= Given problem =
Copy exactly the lines that run from the top of the listing to the line containing "const toPoints = (ys: number[])", both ends included, and omit the pictures.

= Given material =
* start *
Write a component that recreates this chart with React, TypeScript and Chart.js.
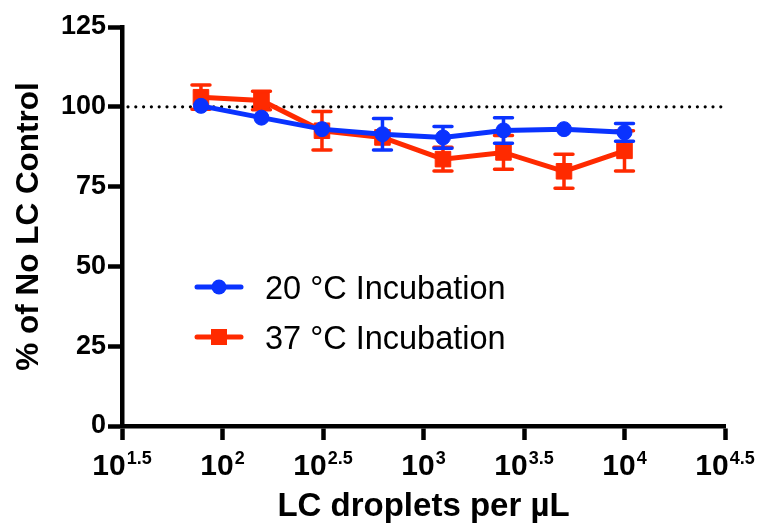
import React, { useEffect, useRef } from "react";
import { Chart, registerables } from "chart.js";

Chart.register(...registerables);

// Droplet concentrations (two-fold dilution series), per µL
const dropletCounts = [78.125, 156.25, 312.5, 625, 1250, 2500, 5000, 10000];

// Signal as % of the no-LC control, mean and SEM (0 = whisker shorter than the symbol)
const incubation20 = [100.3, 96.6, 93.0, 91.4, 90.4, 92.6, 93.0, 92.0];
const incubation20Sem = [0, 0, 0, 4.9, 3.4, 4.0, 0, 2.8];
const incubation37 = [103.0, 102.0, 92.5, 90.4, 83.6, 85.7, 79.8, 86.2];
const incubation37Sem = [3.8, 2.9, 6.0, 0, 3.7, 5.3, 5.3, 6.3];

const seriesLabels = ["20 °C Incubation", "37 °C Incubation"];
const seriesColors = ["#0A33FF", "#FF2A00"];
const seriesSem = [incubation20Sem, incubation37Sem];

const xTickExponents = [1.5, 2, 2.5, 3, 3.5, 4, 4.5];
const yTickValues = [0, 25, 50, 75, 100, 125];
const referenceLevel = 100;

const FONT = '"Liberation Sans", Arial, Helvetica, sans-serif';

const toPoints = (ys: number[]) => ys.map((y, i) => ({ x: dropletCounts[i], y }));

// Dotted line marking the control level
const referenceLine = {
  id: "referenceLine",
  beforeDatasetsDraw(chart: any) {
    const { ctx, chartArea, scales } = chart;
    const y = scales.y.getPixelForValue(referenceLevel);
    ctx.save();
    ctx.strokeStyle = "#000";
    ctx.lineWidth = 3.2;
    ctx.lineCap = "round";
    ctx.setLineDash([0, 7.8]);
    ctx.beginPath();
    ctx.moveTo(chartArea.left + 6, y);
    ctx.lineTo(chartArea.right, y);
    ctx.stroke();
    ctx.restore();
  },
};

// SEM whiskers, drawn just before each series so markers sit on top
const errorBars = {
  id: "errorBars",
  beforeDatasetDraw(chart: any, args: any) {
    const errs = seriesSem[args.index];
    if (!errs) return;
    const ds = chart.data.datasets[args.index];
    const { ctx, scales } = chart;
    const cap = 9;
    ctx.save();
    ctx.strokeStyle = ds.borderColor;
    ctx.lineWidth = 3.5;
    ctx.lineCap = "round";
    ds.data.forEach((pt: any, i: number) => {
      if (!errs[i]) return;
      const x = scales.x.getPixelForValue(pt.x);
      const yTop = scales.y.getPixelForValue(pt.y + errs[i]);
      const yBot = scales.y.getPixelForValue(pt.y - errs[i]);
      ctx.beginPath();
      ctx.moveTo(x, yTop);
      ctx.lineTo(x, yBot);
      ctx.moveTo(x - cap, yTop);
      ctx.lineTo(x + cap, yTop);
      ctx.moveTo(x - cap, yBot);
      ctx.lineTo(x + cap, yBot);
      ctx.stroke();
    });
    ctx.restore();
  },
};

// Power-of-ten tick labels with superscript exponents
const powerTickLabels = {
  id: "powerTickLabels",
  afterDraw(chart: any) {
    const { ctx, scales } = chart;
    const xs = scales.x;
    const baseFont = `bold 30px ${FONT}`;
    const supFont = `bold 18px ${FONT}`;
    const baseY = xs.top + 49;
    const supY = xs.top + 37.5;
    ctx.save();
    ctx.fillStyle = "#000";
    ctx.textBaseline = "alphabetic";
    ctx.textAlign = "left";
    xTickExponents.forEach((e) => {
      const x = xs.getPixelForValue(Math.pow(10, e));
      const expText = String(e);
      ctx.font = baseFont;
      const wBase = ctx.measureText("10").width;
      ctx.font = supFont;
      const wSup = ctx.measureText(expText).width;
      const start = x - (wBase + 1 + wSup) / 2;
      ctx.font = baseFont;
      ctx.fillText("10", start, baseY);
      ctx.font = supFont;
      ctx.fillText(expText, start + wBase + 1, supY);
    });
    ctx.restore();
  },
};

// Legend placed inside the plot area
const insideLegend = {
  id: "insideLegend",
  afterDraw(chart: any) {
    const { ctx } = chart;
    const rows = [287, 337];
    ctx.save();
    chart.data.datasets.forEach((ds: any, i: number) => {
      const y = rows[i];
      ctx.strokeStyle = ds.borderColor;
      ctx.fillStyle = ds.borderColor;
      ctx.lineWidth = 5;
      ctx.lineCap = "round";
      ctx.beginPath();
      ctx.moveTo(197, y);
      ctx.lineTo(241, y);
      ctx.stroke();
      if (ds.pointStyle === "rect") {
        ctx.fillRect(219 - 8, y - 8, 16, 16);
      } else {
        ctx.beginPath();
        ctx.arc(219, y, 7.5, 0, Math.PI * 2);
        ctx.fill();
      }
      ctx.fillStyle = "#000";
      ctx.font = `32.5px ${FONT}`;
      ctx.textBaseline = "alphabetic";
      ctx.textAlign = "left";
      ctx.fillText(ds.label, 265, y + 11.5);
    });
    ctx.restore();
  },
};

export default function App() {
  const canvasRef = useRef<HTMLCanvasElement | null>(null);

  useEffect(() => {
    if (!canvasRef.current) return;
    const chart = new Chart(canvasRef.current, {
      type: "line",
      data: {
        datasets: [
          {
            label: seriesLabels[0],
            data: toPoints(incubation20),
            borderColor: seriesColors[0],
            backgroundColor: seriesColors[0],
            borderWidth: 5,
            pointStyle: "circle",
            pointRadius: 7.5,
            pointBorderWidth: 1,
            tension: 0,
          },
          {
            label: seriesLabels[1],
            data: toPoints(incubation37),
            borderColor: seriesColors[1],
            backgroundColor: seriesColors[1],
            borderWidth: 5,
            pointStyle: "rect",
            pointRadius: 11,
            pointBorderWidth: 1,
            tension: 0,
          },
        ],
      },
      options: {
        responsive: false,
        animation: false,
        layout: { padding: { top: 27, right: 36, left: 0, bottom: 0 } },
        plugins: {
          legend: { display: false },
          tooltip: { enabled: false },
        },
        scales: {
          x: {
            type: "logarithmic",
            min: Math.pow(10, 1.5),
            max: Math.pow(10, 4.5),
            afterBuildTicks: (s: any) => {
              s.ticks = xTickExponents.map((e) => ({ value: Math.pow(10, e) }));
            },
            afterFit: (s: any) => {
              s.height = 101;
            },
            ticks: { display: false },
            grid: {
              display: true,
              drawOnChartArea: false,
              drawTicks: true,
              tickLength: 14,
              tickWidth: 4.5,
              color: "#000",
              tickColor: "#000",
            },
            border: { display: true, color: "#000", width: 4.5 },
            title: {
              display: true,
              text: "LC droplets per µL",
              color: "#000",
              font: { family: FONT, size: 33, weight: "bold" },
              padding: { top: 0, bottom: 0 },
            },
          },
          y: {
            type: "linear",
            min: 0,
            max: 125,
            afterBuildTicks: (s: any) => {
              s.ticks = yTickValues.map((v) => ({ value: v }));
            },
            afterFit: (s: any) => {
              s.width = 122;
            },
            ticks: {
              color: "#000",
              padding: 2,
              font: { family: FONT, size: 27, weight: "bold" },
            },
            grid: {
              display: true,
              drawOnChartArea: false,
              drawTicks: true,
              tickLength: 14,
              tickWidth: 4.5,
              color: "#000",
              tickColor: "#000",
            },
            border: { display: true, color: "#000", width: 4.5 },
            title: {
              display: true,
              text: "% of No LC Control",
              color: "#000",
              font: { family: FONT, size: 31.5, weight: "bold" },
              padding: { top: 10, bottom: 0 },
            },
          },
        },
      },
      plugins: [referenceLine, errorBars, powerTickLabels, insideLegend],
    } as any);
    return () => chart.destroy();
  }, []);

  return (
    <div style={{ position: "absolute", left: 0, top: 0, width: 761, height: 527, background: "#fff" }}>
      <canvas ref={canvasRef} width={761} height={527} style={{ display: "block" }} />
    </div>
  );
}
* end *
= Written solution =
Write a component that recreates this chart with React, TypeScript and Chart.js.
import React, { useEffect, useRef } from "react";
import { Chart, registerables } from "chart.js";

Chart.register(...registerables);

// Droplet concentrations (two-fold dilution series), per µL
const dropletCounts = [78.125, 156.25, 312.5, 625, 1250, 2500, 5000, 10000];

// Signal as % of the no-LC control, mean and SEM (0 = whisker shorter than the symbol)
const incubation20 = [100.3, 96.6, 93.0, 91.4, 90.4, 92.6, 93.0, 92.0];
const incubation20Sem = [0, 0, 0, 4.9, 3.4, 4.0, 0, 2.8];
const incubation37 = [103.0, 102.0, 92.5, 90.4, 83.6, 85.7, 79.8, 86.2];
const incubation37Sem = [3.8, 2.9, 6.0, 0, 3.7, 5.3, 5.3, 6.3];

const seriesLabels = ["20 °C Incubation", "37 °C Incubation"];
const seriesColors = ["#0A33FF", "#FF2A00"];
const seriesSem = [incubation20Sem, incubation37Sem];

const xTickExponents = [1.5, 2, 2.5, 3, 3.5, 4, 4.5];
const yTickValues = [0, 25, 50, 75, 100, 125];
const referenceLevel = 100;

const FONT = '"Liberation Sans", Arial, Helvetica, sans-serif';

const toPoints = (ys: number[]) => ys.map((y, i) => ({ x: dropletCounts[i], y }));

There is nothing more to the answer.